Star Wars Episode IV: A New Hope

1977
Sci-Fi

From time to time, I will dig out my bonus DVD of the original version of STAR WARS, which was sold for a limited time with the SPECIAL EDITION from 1977.

I suppose everyone who saw this film back on its’ original release has a memory of it, but mine extends to the cinema I saw it in, where I sat, how much a ticket was (55p for a child in an Odeon in 1978), as well as what unspooled on that huge screen when I sat down for the first time during Spring Half Term in February 1978.

Anyone who has only witnessed the prequels from 1999 – 2005 or the last three films from 2015 – 2019 probably might only know the backstory and probably only saw the SPECIAL EDITION TRILOGY in 1997 at best. STAR WARS was not only a blockbuster, but a cinematic revolution that has helped mould so many films on all levels in terms of their influence and their presentation.

How many of us have seen a recent big-screen release with a THX logo on the end credits and the mega-busting Marvel MCU has had ILM FX on its’ books. Not bad for an independently-created odyssey that was purely designed for the original version, but which expanded as the film – and its’ legacy – got bigger.

There’s no need for me to focus on the plot or the virtues of performance, as those have been written about in countless books and umpteen biographies that tell their own story, especially the JW Rinzler volume, THE MAKING OF STAR WARS, the definitive account of the film’s creation, production challenges and eventual Summer 1977 triumph.

Watching that bonus DVD  on occasions, as I do from time to time, I still marvel at the triumph of editing and the fact that the effects, whilst primitive by today’s standards, still have some virtue in their presentation.

It still is one of the encompassing and engrossing experiences, making us believe that we were on these locations in a galaxy far, far away, rather than a studio North of London, or in a Tunisian Desert or Guatemala.
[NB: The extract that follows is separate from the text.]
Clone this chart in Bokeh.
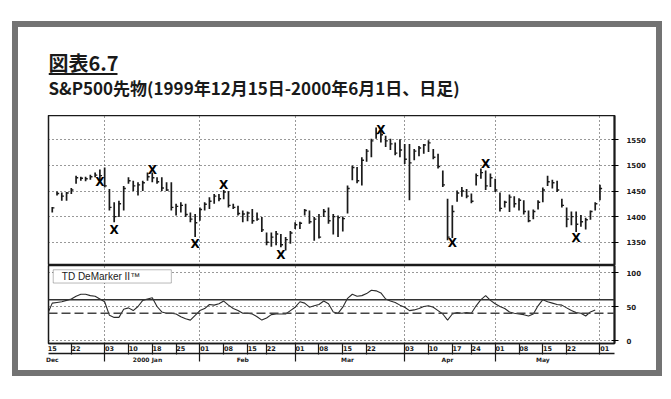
from bokeh.plotting import figure
from bokeh.models import Range1d, FixedTicker, LinearAxis, Span, BoxAnnotation, Label, Div
from bokeh.layouts import column, row
from bokeh.embed import file_html
from bokeh.resources import INLINE
from bokeh.core.properties import value

TITLE = "図表6.7"
SUBTITLE = "S&P500先物(1999年12月15日-2000年6月1日、日足)"
IND_NAME = "TD DeMarker II™"

# ---- daily bars (trading-day index from 1999-12-15) ----
bar_idx = list(range(1, 117))
bar_low = [1408, 1441, 1431, 1431, 1444, 1464, 1470, 1469, 1472, 1477, 1467, 1457, 1412, 1389, 1399, 1412,
           1464, 1450, 1441, 1450, 1470, 1467, 1464, 1450, 1450, 1412, 1402, 1408, 1399, 1389, 1360, 1392,
           1412, 1415, 1425, 1430, 1434, 1418, 1415, 1402, 1389, 1391, 1386, 1392, 1370, 1344, 1341, 1344,
           1340, 1334, 1347, 1376, 1376, 1402, 1386, 1353, 1357, 1399, 1386, 1365, 1360, 1371, 1406, 1471,
           1465, 1461, 1507, 1516, 1552, 1545, 1536, 1530, 1520, 1516, 1503, 1432, 1510, 1518, 1523, 1526,
           1512, 1494, 1458, 1354, 1358, 1429, 1439, 1436, 1426, 1461, 1474, 1452, 1458, 1448, 1410, 1418,
           1409, 1418, 1412, 1404, 1389, 1395, 1414, 1428, 1460, 1455, 1448, 1418, 1379, 1383, 1370, 1380,
           1375, 1394, 1412, 1432]
bar_high = [1419, 1449, 1447, 1448, 1456, 1480, 1478, 1478, 1482, 1486, 1492, 1496, 1454, 1428, 1431, 1460,
            1477, 1470, 1467, 1470, 1486, 1486, 1477, 1477, 1467, 1467, 1425, 1428, 1425, 1408, 1405, 1418,
            1428, 1438, 1444, 1444, 1452, 1450, 1425, 1421, 1412, 1410, 1415, 1408, 1399, 1369, 1369, 1372,
            1366, 1360, 1372, 1389, 1390, 1415, 1412, 1399, 1405, 1415, 1418, 1405, 1402, 1400, 1461, 1500,
            1497, 1516, 1532, 1552, 1574, 1571, 1558, 1552, 1545, 1551, 1542, 1542, 1532, 1538, 1542, 1549,
            1532, 1523, 1490, 1435, 1422, 1451, 1458, 1454, 1445, 1484, 1494, 1490, 1484, 1474, 1447, 1431,
            1443, 1440, 1436, 1432, 1412, 1414, 1432, 1457, 1480, 1472, 1470, 1435, 1418, 1410, 1410, 1403,
            1398, 1412, 1428, 1462]
bar_close = [1417, 1445, 1440, 1446, 1452, 1476, 1475, 1474, 1478, 1481, 1480, 1460, 1418, 1400, 1425, 1455,
             1470, 1460, 1462, 1466, 1478, 1476, 1468, 1456, 1452, 1418, 1420, 1422, 1404, 1395, 1388, 1414,
             1424, 1430, 1440, 1435, 1448, 1422, 1418, 1406, 1405, 1407, 1392, 1395, 1374, 1350, 1360, 1366,
             1345, 1355, 1368, 1384, 1387, 1412, 1390, 1395, 1360, 1410, 1392, 1400, 1398, 1396, 1455, 1496,
             1470, 1510, 1528, 1548, 1562, 1560, 1548, 1542, 1524, 1530, 1512, 1505, 1528, 1534, 1540, 1544,
             1516, 1498, 1462, 1360, 1410, 1446, 1450, 1440, 1430, 1480, 1486, 1460, 1476, 1452, 1416, 1428,
             1438, 1425, 1432, 1410, 1392, 1410, 1428, 1452, 1468, 1466, 1452, 1422, 1395, 1400, 1385, 1390,
             1394, 1410, 1425, 1455]

# ---- TD DeMarker II ----
ind_idx = list(range(0, 116))
ind_val = [39, 55, 56, 57, 59, 61, 65, 68, 68, 66, 65, 61, 57, 37, 34, 34, 46, 48, 44, 50,
           59, 61, 63, 50, 42, 40, 40, 39, 35, 32, 30, 37, 44, 47, 53, 52, 54, 58, 52, 47,
           44, 40, 40, 39, 35, 30, 33, 38, 39, 39, 39, 44, 49, 57, 55, 49, 51, 53, 58, 54,
           42, 40, 49, 62, 68, 65, 66, 69, 74, 73, 70, 61, 58, 56, 52, 49, 44, 45, 47, 50,
           51, 49, 44, 39, 30, 39, 41, 40, 41, 40, 51, 60, 66, 59, 54, 50, 47, 42, 40, 39,
           38, 36, 39, 51, 60, 57, 55, 53, 52, 48, 44, 41, 40, 36, 42, 45]

# ---- signal marks ----
mark_idx = [11, 14, 22, 31, 37, 49, 70, 85, 92, 111]
mark_price = [1467, 1373, 1492, 1347, 1462, 1325, 1570, 1349, 1502, 1358]

# ---- axes ----
price_ticks = [1350, 1400, 1450, 1500, 1550]
ind_ticks = [0, 50, 100]
UPPER_LEVEL = 60
LOWER_LEVEL = 40
date_tick_idx = [0, 5, 12, 17, 22, 27, 32, 37, 42, 46, 52, 57, 62, 67, 75, 80, 85, 89, 94, 99, 104, 109, 116]
date_tick_labels = ["15", "22", "03", "10", "18", "25", "01", "08", "15", "22", "01", "08", "15", "22",
                    "03", "10", "17", "24", "01", "08", "15", "22", "01"]
month_start_idx = [12, 32, 52, 75, 94, 116]
month_label_idx = [1, 21, 41, 63, 84, 104]
month_labels = ["Dec", "2000 Jan", "Feb", "Mar", "Apr", "May"]

# ---------------- layout constants ----------------
W_IN = 638
LB, RB = 30, 42
FRAME_W = W_IN - LB - RB
XR = (0.21, 119.05)
INK = "#1a1a1a"
FRAME_GRAY = "#737373"
GRID_DASH = "1 3"
TICK_FONT = "DejaVu Sans"


def box(w, h, color):
    return Div(text="", width=w, height=h, margin=0,
               styles={"background-color": color, "padding": "0", "margin": "0"})


# title figure (frame aligned with the chart frames below)
t = figure(width=W_IN, height=88, x_range=Range1d(0, FRAME_W), y_range=Range1d(0, 88),
           toolbar_location=None, output_backend="svg", min_border_left=LB, min_border_right=RB,
           min_border_top=0, min_border_bottom=0,
           x_axis_location=None, y_axis_location=None, outline_line_color=None)
t.grid.visible = False
t.text(x=[0], y=[53], text=[TITLE], text_font=value("Noto Sans CJK JP"), text_font_style="bold",
       text_font_size="20px", text_color=INK, text_baseline="middle")
t.segment(x0=[0], y0=[41.5], x1=[69], y1=[41.5], line_color=INK, line_width=2)
t.text(x=[0], y=[28], text=[SUBTITLE], text_font=value("Noto Sans CJK JP"), text_font_style="bold",
       text_font_size="17px", text_color=INK, text_baseline="middle")

# price figure
p = figure(width=W_IN, height=150, x_range=Range1d(*XR), y_range=Range1d(1304.5, 1597.5),
           x_axis_location=None, y_axis_location="right", toolbar_location=None,
           output_backend="svg", min_border_left=LB, min_border_right=RB,
           min_border_top=0, min_border_bottom=0)
p.outline_line_color = INK
p.outline_line_width = 1.5
p.xgrid.ticker = FixedTicker(ticks=month_start_idx)
p.ygrid.ticker = FixedTicker(ticks=price_ticks)
for g in (p.xgrid, p.ygrid):
    g.grid_line_color = "#333333"
    g.grid_line_dash = GRID_DASH
    g.grid_line_width = 1

bar_right = [i + 0.45 for i in bar_idx]
p.segment(x0=bar_idx, y0=bar_low, x1=bar_idx, y1=bar_high, line_color=INK, line_width=1.7)
p.segment(x0=bar_idx, y0=bar_close, x1=bar_right, y1=bar_close, line_color=INK, line_width=1.4)
p.text(x=mark_idx, y=mark_price, text=["X"] * len(mark_idx), text_font=value("DejaVu Sans"),
       text_font_style="bold", text_font_size="12px", text_align="center", text_baseline="middle",
       text_color="#000000")


def style_right_axis(ax, ticks):
    ax.ticker = FixedTicker(ticks=ticks)
    ax.axis_line_width = 2
    ax.axis_line_color = INK
    ax.major_tick_in = 3
    ax.major_tick_out = 4
    ax.minor_tick_out = 0
    ax.minor_tick_in = 0
    ax.major_label_standoff = 8
    ax.major_label_text_font = TICK_FONT
    ax.major_label_text_font_size = "7px"
    ax.major_label_text_font_style = "bold"
    ax.major_label_text_color = INK


style_right_axis(p.yaxis[0], price_ticks)

# indicator figure
q = figure(width=W_IN, height=105, x_range=p.x_range, y_range=Range1d(-4.4, 110.3),
           x_axis_location=None, y_axis_location="right", toolbar_location=None,
           output_backend="svg", min_border_left=LB, min_border_right=RB,
           min_border_top=0, min_border_bottom=27)
q.outline_line_color = INK
q.outline_line_width = 1.5
q.xgrid.ticker = FixedTicker(ticks=month_start_idx)
q.ygrid.ticker = FixedTicker(ticks=ind_ticks)
for g in (q.xgrid, q.ygrid):
    g.grid_line_color = "#333333"
    g.grid_line_dash = GRID_DASH
    g.grid_line_width = 1

q.add_layout(Span(location=UPPER_LEVEL, dimension="width", line_color="#333333", line_width=1.5))
q.add_layout(Span(location=LOWER_LEVEL, dimension="width", line_color="#444444", line_width=1.5,
                  line_dash="9 4"))
q.line(x=ind_idx, y=ind_val, line_color="#2a2a2a", line_width=1.1)

q.add_layout(BoxAnnotation(left=1.2, right=26.0, bottom=84.5, top=104.0, fill_color="white",
                           fill_alpha=1.0, line_color=INK, line_width=1))
q.add_layout(Label(x=3.0, y=94.0, text=IND_NAME, text_font="Liberation Sans",
                   text_font_size="10px", text_baseline="middle", text_color=INK))

style_right_axis(q.yaxis[0], ind_ticks)

date_label_pos = [i + 1 for i in date_tick_idx]
date_axis = LinearAxis(
    ticker=FixedTicker(ticks=date_label_pos, minor_ticks=date_tick_idx),
    major_label_overrides={pos: lab for pos, lab in zip(date_label_pos, date_tick_labels)},
    major_tick_out=0, major_tick_in=0, minor_tick_out=11, minor_tick_in=0,
    major_label_standoff=-9, axis_line_width=1.5, axis_line_color=INK,
    minor_tick_line_color=INK, minor_tick_line_width=1.2,
    major_label_text_font=TICK_FONT, major_label_text_font_size="6.5px",
    major_label_text_font_style="bold", major_label_text_color=INK)
q.add_layout(date_axis, "below")

month_axis = LinearAxis(
    ticker=FixedTicker(ticks=month_label_idx, minor_ticks=month_start_idx[:-1]),
    major_label_overrides={pos: lab for pos, lab in zip(month_label_idx, month_labels)},
    major_tick_out=0, major_tick_in=0, minor_tick_out=8, minor_tick_in=0,
    major_label_standoff=-6, axis_line_width=1.5, axis_line_color=INK,
    minor_tick_line_color=INK, minor_tick_line_width=1.2,
    major_label_text_font=TICK_FONT, major_label_text_font_size="6px",
    major_label_text_font_style="bold", major_label_text_color=INK)
q.add_layout(month_axis, "below")

center = column(box(W_IN, 21, "white"), box(W_IN, 6, FRAME_GRAY), t, p, q,
                box(W_IN, 6, FRAME_GRAY), box(W_IN, 23, "white"), spacing=0, margin=0)
side_l = column(box(6, 21, "white"), box(6, 355, FRAME_GRAY), box(6, 23, "white"), spacing=0, margin=0)
side_r = column(box(6, 21, "white"), box(6, 355, FRAME_GRAY), box(6, 23, "white"), spacing=0, margin=0)

layout = row(box(12, 399, "white"), side_l, center, side_r, box(9, 399, "white"), spacing=0, margin=0)

with open("out.html", "w") as f:
    f.write(file_html(layout, INLINE))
For all the criticisms and disappointments that people have felt from some of the nine films over the last forty-plus years, it is still well worth, regardless of how many times you’ve bored your family with it at the height of those original early screenings, having a look if you can get hold of the 2-Disc DVD that contains the original version as the bonus.

Hope – or is that A NEW HOPE – springs eternal for a proper HD reissue of the original version.